In memory of Margaret Thatcher

I wasn’t in the UK when Margaret Thatcher’s policies wrecked this country and sowed the seeds of many of the problems we are facing today; which is not to say that the Iron Lady’s reach did not extend beyond the Iron Curtain. I was slightly taken aback by Angela Merkel’s praise for Thatcher who, in Merkel’s words, “recognised the power of the freedom movements of Eastern Europe early on and lent them her support”; until of course I remembered that as an East German Merkel’s experience of the fall of the Iron Curtain would have been very different to mine.

West Germans to this day pay the Solidaritaetszuschlag – a tax earmarked for the economic development of East Germany. Where East Germany saw a rise in unemployment, Bulgaria and other countries of the Eastern Bloc saw complete economic collapse. State assets were stolen by those in power or sold off to the highest bidder. As a nine-year-old I fought grown-ups in the supermarket over a bar of soap. I did my homework by candle light or scheduled it around the timetabled blackouts. I stood in endless queues for bread and meat, only to watch as they ran out before I got to the front. Even after we left I watched friends and relatives have to make choices between heating their homes and eating, as their money got so devalued it was only good for burning anyway.

No, the fall of the Iron Curtain wasn’t all velvet revolutions, sunshine and rainbows. While in the long run even countries like Bulgaria may find true democracy and prosperity, it’s been over 20 years now, and we’re still not there. The supremacy of the market advocated by the likes of Margaret Thatcher is maybe not the sole cause of Bulgaria’s continued misery, but it’s certainly a factor.

So while I wasn’t here when Thatcher was in power, I am hardly untouched by her policies. And more to the point, I am here now, and her legacy is still very much alive. I am not celebrating Thatcher’s death, nor am I passing judgment on those who are. But I am hoping to make a small contribution to the death of her legacy.

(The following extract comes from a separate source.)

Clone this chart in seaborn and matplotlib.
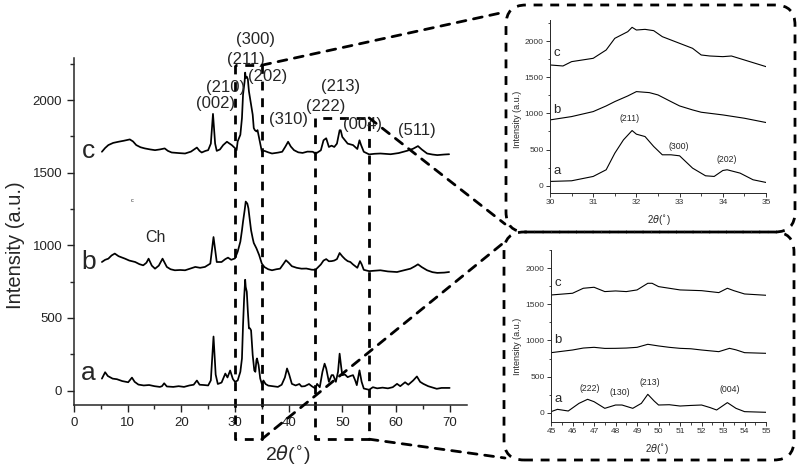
import matplotlib
matplotlib.use("Agg")
import matplotlib.pyplot as plt
from matplotlib.patches import FancyBboxPatch, ConnectionPatch
from matplotlib.ticker import MultipleLocator
import seaborn as sns

# XRD patterns (2theta in degrees, intensity a.u.)
two_theta_a = [5.2, 5.8, 6.3, 7.2, 8.0, 9.0, 10.1, 10.8, 11.3, 12.0, 13.0, 14.0, 15.0, 16.0, 16.4,
               16.8, 17.3, 18.5, 19.5, 20.5, 21.5, 22.3, 22.9, 23.4, 24.2, 25.0, 25.5, 26.0, 26.4,
               26.8, 27.5, 28.2, 28.6, 29.1, 29.6, 30.0, 30.5, 31.0, 31.3, 31.5, 31.7, 31.9, 32.0,
               32.2, 32.4, 32.6, 32.8, 33.0, 33.3, 33.6, 33.8, 34.0, 34.1, 34.4, 34.7, 35.0, 35.3,
               35.7, 36.2, 37.0, 38.0, 38.7, 39.3, 39.7, 40.1, 40.6, 41.3, 42.0, 42.4, 43.0, 43.8,
               44.3, 45.0, 45.3, 45.8, 46.3, 46.7, 47.0, 47.5, 48.0, 48.3, 48.8, 49.2, 49.5, 49.8,
               50.0, 50.5, 51.0, 51.5, 52.0, 52.4, 52.7, 53.2, 53.6, 54.0, 55.0, 55.7, 56.5, 57.5,
               58.5, 59.4, 60.2, 60.8, 61.7, 62.3, 63.2, 63.9, 64.5, 65.1, 66.0, 67.6, 68.5, 70.0]
intensity_a = [82, 126, 100, 82, 78, 65, 57, 89, 60, 41, 35, 38, 30, 25, 30,
               50, 28, 25, 30, 25, 35, 40, 69, 40, 38, 35, 70, 372, 110,
               45, 55, 117, 90, 138, 80, 60, 69, 129, 221, 450, 634, 763, 713,
               680, 543, 428, 428, 414, 244, 138, 129, 211, 221, 175, 83, 46, 69,
               45, 34, 30, 25, 40, 90, 152, 110, 46, 35, 45, 28, 30, 45,
               30, 14, 46, 23, 129, 185, 152, 60, 106, 106, 60, 129, 254, 160,
               106, 110, 92, 100, 106, 70, 37, 139, 60, 14, 5, 23, 15, 20,
               15, 23, 46, 30, 57, 40, 69, 97, 60, 46, 30, 12, 18, 18]

two_theta_b = [5.2, 5.8, 6.4, 7.0, 7.6, 8.3, 9.0, 9.5, 10.3, 11.4, 12.2, 12.9, 13.5, 13.9, 14.5,
               15.1, 15.8, 16.5, 17.3, 18.0, 18.8, 19.8, 20.7, 21.7, 22.6, 23.5, 24.4, 25.4, 26.0,
               26.6, 27.5, 28.2, 28.7, 29.3, 30.0, 30.5, 31.0, 31.3, 31.5, 31.8, 32.0, 32.3, 32.5,
               32.8, 33.0, 33.3, 33.5, 34.0, 34.5, 35.0, 35.5, 36.2, 36.9, 37.7, 38.4, 39.0, 39.5,
               40.0, 40.6, 41.5, 42.4, 43.3, 44.3, 45.0, 46.0, 46.5, 47.0, 47.5, 48.0, 48.5, 49.0,
               49.5, 50.0, 50.5, 51.0, 51.5, 52.0, 52.8, 53.3, 53.6, 54.0, 55.0, 56.0, 57.1, 58.5,
               60.2, 61.5, 62.7, 63.5, 64.1, 64.8, 65.8, 66.8, 67.7, 69.0, 69.9]
intensity_b = [885, 900, 908, 930, 943, 925, 915, 908, 895, 885, 870, 862, 880, 908, 860,
               839, 860, 908, 851, 835, 828, 830, 828, 840, 851, 845, 851, 874, 1057,
               885, 885, 905, 915, 900, 910, 956, 1025, 1103, 1163, 1241, 1301, 1287, 1255,
               1163, 1103, 1048, 1016, 979, 933, 874, 850, 835, 828, 835, 839, 870, 897,
               880, 856, 845, 839, 840, 832, 831, 868, 895, 905, 890, 891, 895, 905,
               947, 924, 905, 891, 885, 868, 845, 891, 870, 831, 822, 825, 828, 820,
               816, 828, 839, 855, 869, 850, 828, 815, 810, 812, 816]

two_theta_c = [5.2, 5.8, 6.4, 7.3, 8.3, 9.3, 10.4, 11.0, 11.6, 12.4, 13.2, 14.2, 15.1, 16.0, 16.9,
               17.5, 18.2, 19.5, 20.7, 21.8, 22.9, 23.4, 23.8, 24.5, 25.0, 25.5, 25.9, 26.3, 26.6,
               27.2, 27.8, 28.5, 29.0, 29.4, 30.0, 30.3, 30.5, 31.0, 31.3, 31.5, 31.8, 31.9, 32.0,
               32.2, 32.4, 32.6, 33.0, 33.3, 33.5, 33.7, 34.0, 34.2, 34.5, 35.0, 35.5, 36.2, 36.9,
               38.0, 38.8, 39.4, 39.9, 40.4, 41.0, 41.8, 42.6, 43.5, 44.5, 45.0, 46.0, 46.5, 47.0,
               47.5, 48.0, 48.5, 49.0, 49.5, 49.7, 50.0, 51.0, 52.0, 52.8, 53.2, 53.5, 54.0, 55.0,
               56.0, 57.1, 59.0, 60.5, 62.1, 63.2, 64.1, 64.8, 65.8, 66.8, 67.7, 69.0, 69.9]
intensity_c = [1644, 1670, 1690, 1705, 1713, 1720, 1729, 1715, 1690, 1675, 1667, 1660, 1655, 1660, 1667,
               1650, 1639, 1635, 1632, 1645, 1673, 1650, 1639, 1650, 1655, 1700, 1905, 1700, 1650,
               1660, 1690, 1713, 1700, 1690, 1669, 1655, 1715, 1761, 1876, 2037, 2129, 2189, 2152,
               2161, 2143, 2060, 1968, 1899, 1807, 1793, 1784, 1793, 1738, 1646, 1650, 1640, 1632,
               1638, 1644, 1680, 1713, 1680, 1655, 1640, 1636, 1645, 1644, 1630, 1654, 1723, 1737,
               1677, 1686, 1677, 1700, 1792, 1792, 1746, 1700, 1690, 1663, 1723, 1690, 1644, 1626,
               1630, 1632, 1627, 1635, 1651, 1665, 1683, 1660, 1632, 1625, 1621, 1625, 1627]

series = [(two_theta_a, intensity_a), (two_theta_b, intensity_b), (two_theta_c, intensity_c)]

# peak labels on the main plot (text, 2theta, height)
main_labels = ["(300)", "(211)", "(210)", "(202)", "(002)", "(310)", "(213)", "(222)", "(004)", "(511)"]
main_label_x = [33.8, 32.1, 28.2, 36.0, 26.3, 40.0, 49.7, 46.9, 53.7, 63.9]
main_label_y = [2420, 2276, 2088, 2161, 1973, 1868, 2092, 1959, 1829, 1789]

inset1_labels = ["(211)", "(300)", "(202)"]
inset1_x = [31.85, 32.97, 34.09]
inset1_y = [933, 543, 368]
inset2_labels = ["(222)", "(130)", "(213)", "(004)"]
inset2_x = [46.81, 48.18, 49.57, 53.33]
inset2_y = [337, 277, 420, 323]

sns.set_style("ticks")
plt.rcParams['font.family'] = ['Liberation Sans', 'DejaVu Sans']
plt.rcParams['axes.linewidth'] = 1.1

fig = plt.figure(figsize=(8, 4.71), dpi=100)
ax = fig.add_axes([0.0925, 0.140, 0.491, 0.737])

for tt, inten in series:
    sns.lineplot(x=tt, y=inten, ax=ax, color="black", lw=1.25, estimator=None, sort=False)

ax.set_xlim(0, 73.2)
ax.set_ylim(-100, 2290)
ax.set_xticks(range(0, 71, 10))
ax.set_yticks([0, 500, 1000, 1500, 2000])
ax.xaxis.set_minor_locator(MultipleLocator(5))
ax.yaxis.set_minor_locator(MultipleLocator(250))
ax.tick_params(which="major", direction="out", length=5, width=1, labelsize=9.5, colors="#222222")
ax.tick_params(which="minor", direction="out", length=3, width=1)
sns.despine(ax=ax)
ax.set_ylabel("Intensity (a.u.)", fontsize=14.5)
ax.yaxis.set_label_coords(-0.125, 0.461)
ax.set_xlabel(r"2$\theta$($^{\circ}$)", fontsize=14)
ax.xaxis.set_label_coords(0.545, -0.108)

for lab, x, y in zip(main_labels, main_label_x, main_label_y):
    ax.text(x, y, lab, ha="center", va="center", fontsize=12, clip_on=False)
ax.text(15.2, 1056, "Ch", ha="center", va="center", fontsize=11.5)
ax.text(10.9, 1308, "c", ha="center", va="center", fontsize=4)
for lab, y in zip(["a", "b", "c"], [121, 888, 1652]):
    ax.text(2.7, y, lab, ha="center", va="center", fontsize=19)

dash = (0, (3.2, 2.8))
ybot = -335
for x0, x1, ytop in [(30, 35, 2240), (45, 55, 1877)]:
    ax.plot([x0, x0, x1, x1, x0], [ytop, ybot, ybot, ytop, ytop], color="black",
            lw=2, ls=dash, clip_on=False)

# rounded dashed frames around the insets
inch = fig.dpi_scale_trans
for (bx, by, bw, bh) in [(5.06, 2.39, 2.89, 2.27), (5.04, 0.11, 2.90, 2.28)]:
    fig.add_artist(FancyBboxPatch((bx, by), bw, bh, boxstyle="round,pad=0,rounding_size=0.2",
                                  transform=inch, fill=False, ec="black", lw=2, ls=dash))

# lines from zoom windows to the insets
for xyA, xyB in [((35, 2240), (5.05, 4.59)), ((35, ybot), (5.07, 2.31)),
                 ((55, 1877), (5.05, 2.47)), ((55, ybot), (5.05, 0.13))]:
    fig.add_artist(ConnectionPatch(xyA=xyA, coordsA=ax.transData, xyB=xyB, coordsB=inch,
                                   color="black", lw=2, ls=dash))

# insets
ax1 = fig.add_axes([0.6875, 0.5902, 0.27, 0.3673])
ax2 = fig.add_axes([0.6888, 0.1047, 0.2688, 0.3645])
for axi, lims, ylims in [(ax1, (30, 35), (-100, 2290)), (ax2, (45, 55), (-125, 2253))]:
    for tt, inten in series:
        sns.lineplot(x=tt, y=inten, ax=axi, color="black", lw=0.8, estimator=None, sort=False)
    axi.set_xlim(*lims)
    axi.set_ylim(*ylims)
    axi.set_yticks([0, 500, 1000, 1500, 2000])
    axi.yaxis.set_minor_locator(MultipleLocator(250))
    axi.tick_params(which="major", direction="out", length=3, width=0.7, pad=1.5,
                    labelsize=6, colors="#333333")
    axi.tick_params(which="minor", direction="out", length=1.8, width=0.6)
    for s in axi.spines.values():
        s.set_linewidth(0.7)
    sns.despine(ax=axi)
    axi.set_ylabel("Intensity (a.u.)", fontsize=6.5)
    axi.set_xlabel(r"2$\theta$($^{\circ}$)", fontsize=7)

ax1.set_xticks(range(30, 36))
ax1.xaxis.set_minor_locator(MultipleLocator(0.5))
ax2.set_xticks(range(45, 56))
ax2.xaxis.set_minor_locator(MultipleLocator(0.5))
ax1.yaxis.set_label_coords(-0.13, 0.428)
ax1.xaxis.set_label_coords(0.505, -0.116)
ax2.yaxis.set_label_coords(-0.133, 0.437)
ax2.xaxis.set_label_coords(0.493, -0.116)

for lab, x, y in zip(inset1_labels, inset1_x, inset1_y):
    ax1.text(x, y, lab, ha="center", va="center", fontsize=6.3)
for lab, x, y in zip(inset2_labels, inset2_x, inset2_y):
    ax2.text(x, y, lab, ha="center", va="center", fontsize=6.3)
for lab, y in zip(["a", "b", "c"], [198, 1048, 1830]):
    ax1.text(30.16, y, lab, ha="center", va="center", fontsize=9.5)
for lab, y in zip(["a", "b", "c"], [185, 1007, 1792]):
    ax2.text(45.32, y, lab, ha="center", va="center", fontsize=9.5)

fig.savefig("out.png", dpi=100)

Prompted by this, I am therefore going to donate money to four charities tomorrow, in memory of Margaret Thatcher.

Newcastle Women’s Aid
I live in the Northeast, an area with a proud mining heritage brought to its knees by Thatcher’s policies. The current government’s cuts are also hitting the region disproportionately, and a worsening of economic conditions often brings with it an increase in domestic violence and abuse. At the same time, the government is cutting funding for domestic violence services, putting thousands of women and children and risk. My first donation is therefore going to Newcastle Women’s Aid in the hope of easing the suffering of some of those affected by the cuts locally.

Terrence Higgins Trust
Given Thatcher’s treatment of the LGBT community, it is important to me that some of the money donated in her memory should go towards some of the damage done to that community. The Terrence Higgins Trust is not an LGBT-specific charity; but given the disproportionate impact of HIV on the LGBT community, vastly exacerbated by policies like Section 28, I feel it is a cause worthy of support.

Broken Rainbow
Silencing the LGBT community has unfortunately also exacerbated domestic abuse issues within it. When teachers are not allowed to talk about the kind of relationship you might be in, when service providers refuse to acknowledge that the person who beat you black and blue was of the same sex as you, when an opposite-sex partner has the power to out you as bisexual in a society that won’t accept you, when as late as the early 2000s you had no legal way of getting your gender recognised and even today you can only do so with your spouse’s consent, the whole community suffers. Broken Rainbow, of which I am a trustee, does vital work as the only national LGBT domestic abuse helpline and will also be receiving a donation in memory of Margaret Thatcher tomorrow.

Brook
Finally, Brook, the young people’s sexual health charity, will also be receiving some of my money. This government is trying to take sex and relationships education back to the 1950s, trying to do to the young people of today what Section 28 did to the young LGBT people of the 1980s and 1990s, all while Michael Gove sniggers like a 12-year-old behind the bike sheds. Not on my watch.

While our government spends £10 million on the woman who thought there was no such thing as society, let’s all show them what society looks like; and let’s remember, come 2015, what they chose to spend our money on, and what we would choose to spend it on.